Friday, 12 September 2008

Clean Loy Yang costs huge

Herald Sun
Wednesday 27/8/2008 Page: 62

THE boss of one of Victoria's biggest power plants says it will be "very, very tough" for the state's brown coal-fired electricity generators to cut carbon output by 20 per cent by 2020 to meet Rudd Government targets. And he warns that the public will ultimately foot the $40 billion spend on Australia's energy sector needed to reduce carbon emissions in line with the target.

Ian Nethercote, head of the Loy Yang A power plant in the Latrobe Valley, said yesterday it would take at least 15 years for high-emission, brown coal-fired plants to transition into the new regulatory regime. "Some of the technologies required to meet the 20 per cent reduction targets by 2020 require a large change in the base plate that produces energy for Victoria and Australia," he said during a speech at the Victoria Resources Conference in Melbourne.
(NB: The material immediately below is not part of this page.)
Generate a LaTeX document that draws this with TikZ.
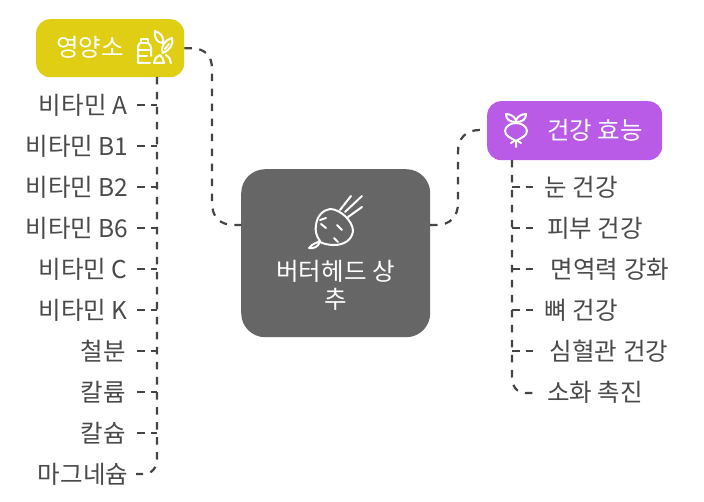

"Some of the technology is not there at the moment and I think it would take another five or seven years before it's at the commercial stage. "At that point, we know that a base plate plant takes around seven years to construct and become operational." Mr Nethercote estimated that it would cost $35 billion to install carbon-capture, sequestration and coal-drying technologies in Australia's existing brown coal-fired electricity assets.
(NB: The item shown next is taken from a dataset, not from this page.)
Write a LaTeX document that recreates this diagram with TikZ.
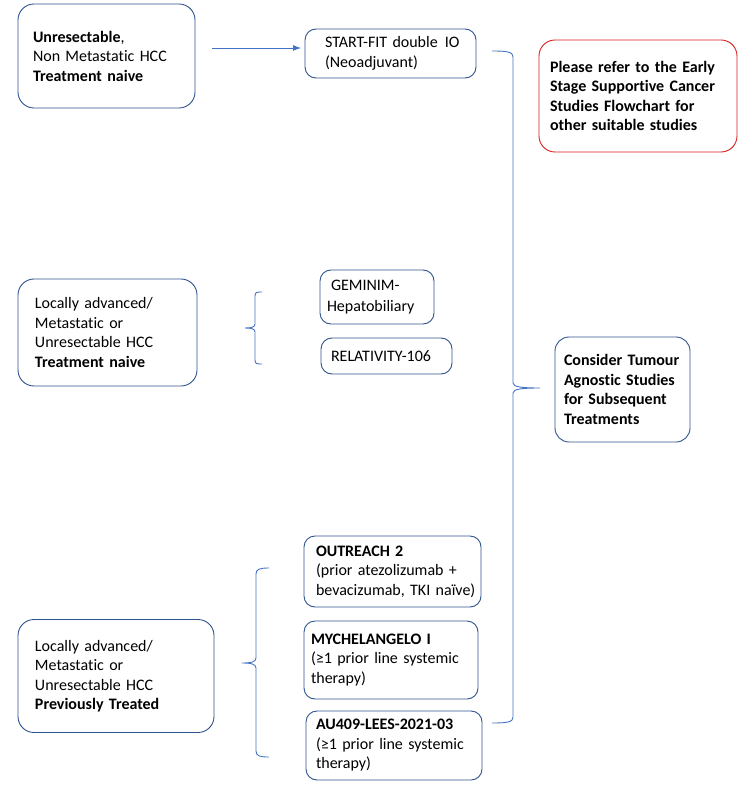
\documentclass[tikz,border=0pt]{standalone}
\usepackage{fontspec}
\setmainfont{Carlito}[Ligatures={NoCommon,NoContextual}]
\usetikzlibrary{arrows.meta}
\definecolor{boxc}{HTML}{2F528F}
\definecolor{bracec}{HTML}{4472C4}
\definecolor{redc}{HTML}{D42020}
\newcommand{\fs}{\fontsize{16}{19.5}\selectfont}
\newcommand{\ls}[1]{\leftskip=#1pt\relax}
\tikzset{
  box/.style={draw=boxc, line width=0.9pt, rounded corners=11pt, align=left, font=\fs, inner ysep=0pt, inner xsep=4pt, text=black},
  redbox/.style={box, draw=redc, rounded corners=16pt},
  bigbox/.style={box, rounded corners=16pt},
  bracel/.style={draw=bracec, line width=0.9pt},
  arr/.style={draw=bracec, line width=0.9pt, -{Latex[length=8pt,width=6pt]}}
}
\begin{document}
\begin{tikzpicture}[x=1pt,y=-1pt]
\useasboundingbox (0,0) rectangle (746,799);
% left boxes
\node[bigbox, text width=169pt, minimum height=104pt] (b1) at (106.5,56)
  {\ls{11}\textbf{Unresectable},\\Non Metastatic HCC\\\textbf{Treatment naive}\par};
\node[bigbox, text width=171pt, minimum height=107pt] (b2) at (107.5,332.5)
  {\ls{13}Locally advanced/\\Metastatic or\\Unresectable HCC\\\textbf{Treatment naive}\par};
\node[bigbox, text width=188pt, minimum height=113pt] (b3) at (116,676)
  {\ls{13}Locally advanced/\\Metastatic or\\Unresectable HCC\\\textbf{Previously Treated}\par};
% middle boxes
\node[box, text width=163pt, minimum height=49pt] (sf) at (390.5,53.5)
  {\ls{16}START-FIT double\hspace{7pt}IO\\(Neoadjuvant)\par};
\node[box, text width=106pt, minimum height=54pt] (gem) at (377,297)
  {\ls{3}\hspace{4pt}GEMINIM-\\[2pt]Hepatobiliary\par};
\node[box, text width=123pt, minimum height=36pt] (rel) at (386.5,356)
  {\ls{6}RELATIVITY-106\par};
\node[box, text width=169pt, minimum height=71pt] (out) at (392.5,571.5)
  {\ls{8}\textbf{OUTREACH 2}\\(prior atezolizumab +\\bevacizumab, TKI naïve)\par};
\node[box, text width=166pt, minimum height=78pt] (my) at (391,660)
  {\ls{3}\textbf{MYCHELANGELO I}\\(≥1 prior line systemic\\therapy)\par};
\node[box, text width=168pt, minimum height=69pt] (au) at (394,745.5)
  {\ls{6}\textbf{AU409-LEES-2021-03}\\(≥1 prior line systemic\\therapy)\par};
% right boxes
\node[redbox, text width=190pt, minimum height=112pt] (red) at (638,96)
  {\ls{7}\textbf{Please refer to the Early}\\\textbf{Stage Supportive Cancer}\\\textbf{Studies Flowchart for}\\\textbf{other suitable studies}\par};
\node[box, rounded corners=14pt, text width=127pt, minimum height=105pt] (con) at (622.5,389.5)
  {\ls{5}\textbf{Consider Tumour}\\\textbf{Agnostic Studies}\\\textbf{for Subsequent}\\\textbf{Treatments}\par};
% arrow
\coordinate (a1) at (212,48);
\coordinate (a2) at (301,48);
\draw[arr] (a1) -- (a2);
% small brace (middle)
\coordinate (m1) at (262,292);
\coordinate (mt) at (245,328);
\coordinate (m2) at (262,364);
\draw[bracel] (m1) .. controls (257,292) and (255,292) .. (255,296) -- (255,324)
  .. controls (255,327) and (252,328) .. (mt)
  .. controls (252,328) and (255,329) .. (255,332) -- (255,360)
  .. controls (255,364) and (257,364) .. (m2);
% bottom brace
\coordinate (l1) at (269,568);
\coordinate (lt) at (242,663);
\coordinate (l2) at (269,757);
\draw[bracel] (l1) .. controls (260,568) and (256,569) .. (256,574) -- (256,658)
  .. controls (256,662) and (251,663) .. (lt)
  .. controls (251,663) and (256,664) .. (256,668) -- (256,751)
  .. controls (256,756) and (260,757) .. (l2);
% big right brace
\coordinate (r1) at (492,51);
\coordinate (rt) at (540,388);
\coordinate (r2) at (492,723);
\draw[bracel] (r1) .. controls (508,51) and (513,52) .. (513,57) -- (513,383)
  .. controls (513,387) and (522,388) .. (rt)
  .. controls (522,388) and (513,389) .. (513,393) -- (513,717)
  .. controls (513,722) and (508,723) .. (r2);
\end{tikzpicture}
\end{document}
He said a further $5 billion was needed to build new transmission networks connecting planned wind and solar energy sources to the national grid. "While the industry is embracing clean coal technology, the amount of money required is much, much greater than what we've already seen," he said. "It will be one that government have got to dig hard to put into - and that means that you and I as the general public are going to have to make a fair contribution to that as well. "It's not one that's going to be borne by a few."